RECORDS:

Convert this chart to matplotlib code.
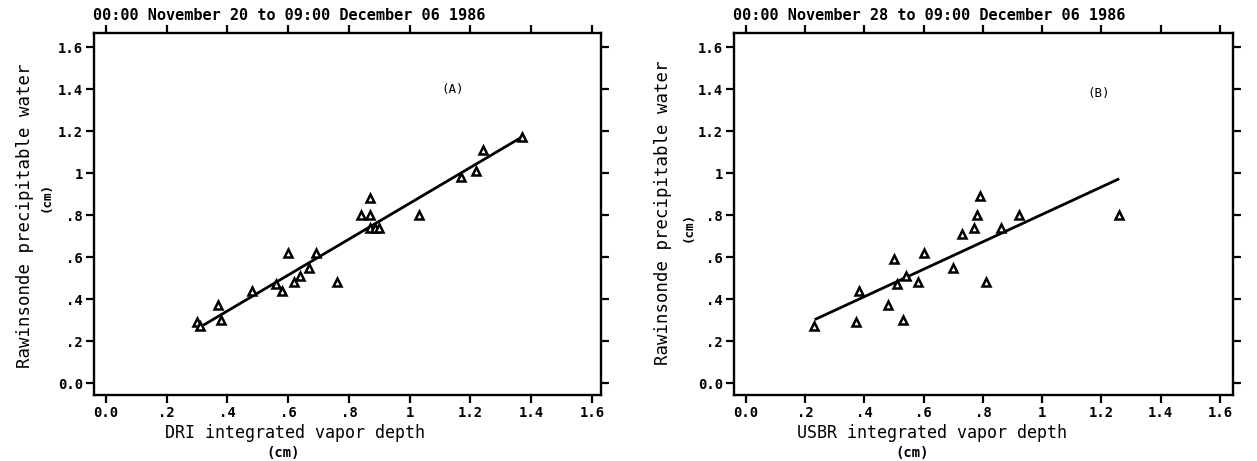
import matplotlib
matplotlib.use("Agg")
import matplotlib.pyplot as plt

# ---- data ----
dri_x = [0.30, 0.31, 0.37, 0.38, 0.48, 0.56, 0.58, 0.60, 0.62, 0.64, 0.67, 0.69,
         0.76, 0.84, 0.87, 0.87, 0.87, 0.885, 0.90, 1.03, 1.17, 1.22, 1.24, 1.37]
dri_y = [0.29, 0.27, 0.37, 0.30, 0.44, 0.47, 0.44, 0.62, 0.48, 0.51, 0.55, 0.62,
         0.48, 0.80, 0.80, 0.88, 0.74, 0.74, 0.74, 0.80, 0.98, 1.01, 1.11, 1.17]
dri_fit_x = [0.32, 1.37]
dri_fit_y = [0.275, 1.172]

usbr_x = [0.23, 0.37, 0.38, 0.48, 0.50, 0.51, 0.53, 0.54, 0.58, 0.60, 0.70, 0.73,
          0.77, 0.78, 0.79, 0.81, 0.86, 0.92, 1.26]
usbr_y = [0.27, 0.29, 0.44, 0.37, 0.59, 0.47, 0.30, 0.51, 0.48, 0.62, 0.55, 0.71,
          0.74, 0.80, 0.89, 0.48, 0.74, 0.80, 0.80]
usbr_fit_x = [0.232, 1.26]
usbr_fit_y = [0.302, 0.973]

ticks = [0.0, 0.2, 0.4, 0.6, 0.8, 1.0, 1.2, 1.4, 1.6]
tick_labels = ["0.0", ".2", ".4", ".6", ".8", "1", "1.2", "1.4", "1.6"]

titles = ["00:00 November 20 to 09:00 December 06 1986",
          "00:00 November 28 to 09:00 December 06 1986"]
xlabels = ["DRI integrated vapor depth", "USBR integrated vapor depth"]
ylabel = "Rawinsonde precipitable water"
unit = "(cm)"
panel_tags = ["(A)", "(B)"]

# ---- figure ----
W, H = 1257, 461
fig = plt.figure(figsize=(W / 100, H / 100), dpi=100)
mono = "DejaVu Sans Mono"

def fx(px):
    return px / W

def fy(py):
    return 1 - py / H

panels = [
    dict(box=(94, 601), xlim=(-0.0395, 1.63), x=dri_x, y=dri_y, fx_=dri_fit_x, fy_=dri_fit_y,
         tag_xy=(1.14, 1.40), title_x=93, xl=(295, 433), unit_x=(283, 453),
         yl=(25, 216), yunit=(46, 197)),
    dict(box=(734, 1233), xlim=(-0.0405, 1.644), x=usbr_x, y=usbr_y, fx_=usbr_fit_x, fy_=usbr_fit_y,
         tag_xy=(1.19, 1.38), title_x=733, xl=(932, 433), unit_x=(912, 453),
         yl=(663, 213), yunit=(688, 227)),
]

for i, p in enumerate(panels):
    l, r = p["box"]
    ax = fig.add_axes([fx(l), fy(395), (r - l) / W, (395 - 33) / H])
    ax.plot(p["fx_"], p["fy_"], color="black", lw=2.0, solid_capstyle="butt", zorder=2)
    ax.plot(p["x"], p["y"], linestyle="none", marker="^", ms=6, mfc="white",
            mec="black", mew=1.8, zorder=3)
    ax.set_xlim(*p["xlim"])
    ax.set_ylim(-0.057, 1.667)
    ax.set_xticks(ticks)
    ax.set_yticks(ticks)
    ax.set_xticklabels(tick_labels, fontfamily=mono, fontweight="bold", fontsize=10)
    ax.set_yticklabels(tick_labels, fontfamily=mono, fontweight="bold", fontsize=10)
    ax.tick_params(axis="both", direction="out", length=6, width=1.6,
                   top=True, right=True, labeltop=False, labelright=False, pad=2)
    for s in ax.spines.values():
        s.set_linewidth(1.7)
    ax.text(p["tag_xy"][0], p["tag_xy"][1], panel_tags[i], fontfamily=mono,
            fontsize=9, ha="center", va="center")
    fig.text(fx(p["title_x"]), fy(15), titles[i], fontfamily=mono, fontweight="bold",
             fontsize=11, ha="left", va="center")
    fig.text(fx(p["xl"][0]), fy(p["xl"][1]), xlabels[i], fontfamily=mono,
             fontsize=12, ha="center", va="center")
    fig.text(fx(p["unit_x"][0]), fy(p["unit_x"][1]), unit, fontfamily=mono,
             fontweight="bold", fontsize=10, ha="center", va="center")
    fig.text(fx(p["yl"][0]), fy(p["yl"][1]), ylabel, fontfamily=mono,
             fontsize=12.5, rotation=90, ha="center", va="center")
    fig.text(fx(p["yunit"][0]), fy(p["yunit"][1]), unit, fontfamily=mono,
             fontweight="bold", fontsize=9, rotation=90, ha="center", va="center")

fig.savefig("out.png", dpi=100, facecolor="white")
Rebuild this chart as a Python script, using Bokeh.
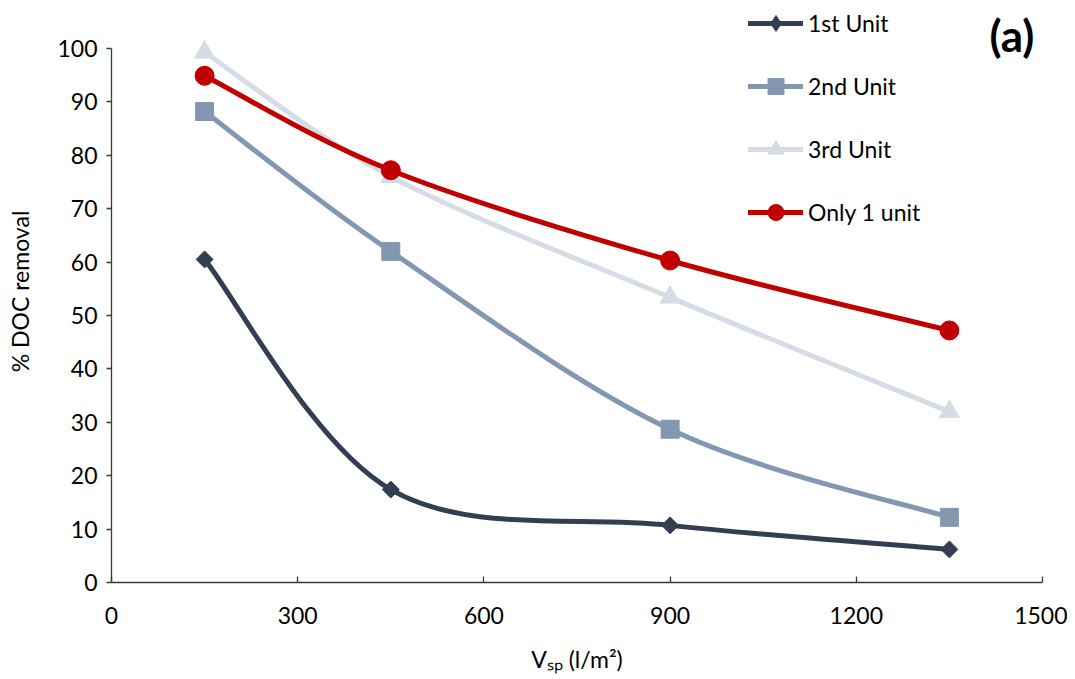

EXERCISE TASK: From the top of the listing above, repeat each line exactly until you reach the line containing "dri_fit_y = [0.275, 1.172]", and repeat that one too. Leave the pictures out.

FULL SOLUTION:
Convert this chart to matplotlib code.
import matplotlib
matplotlib.use("Agg")
import matplotlib.pyplot as plt

# ---- data ----
dri_x = [0.30, 0.31, 0.37, 0.38, 0.48, 0.56, 0.58, 0.60, 0.62, 0.64, 0.67, 0.69,
         0.76, 0.84, 0.87, 0.87, 0.87, 0.885, 0.90, 1.03, 1.17, 1.22, 1.24, 1.37]
dri_y = [0.29, 0.27, 0.37, 0.30, 0.44, 0.47, 0.44, 0.62, 0.48, 0.51, 0.55, 0.62,
         0.48, 0.80, 0.80, 0.88, 0.74, 0.74, 0.74, 0.80, 0.98, 1.01, 1.11, 1.17]
dri_fit_x = [0.32, 1.37]
dri_fit_y = [0.275, 1.172]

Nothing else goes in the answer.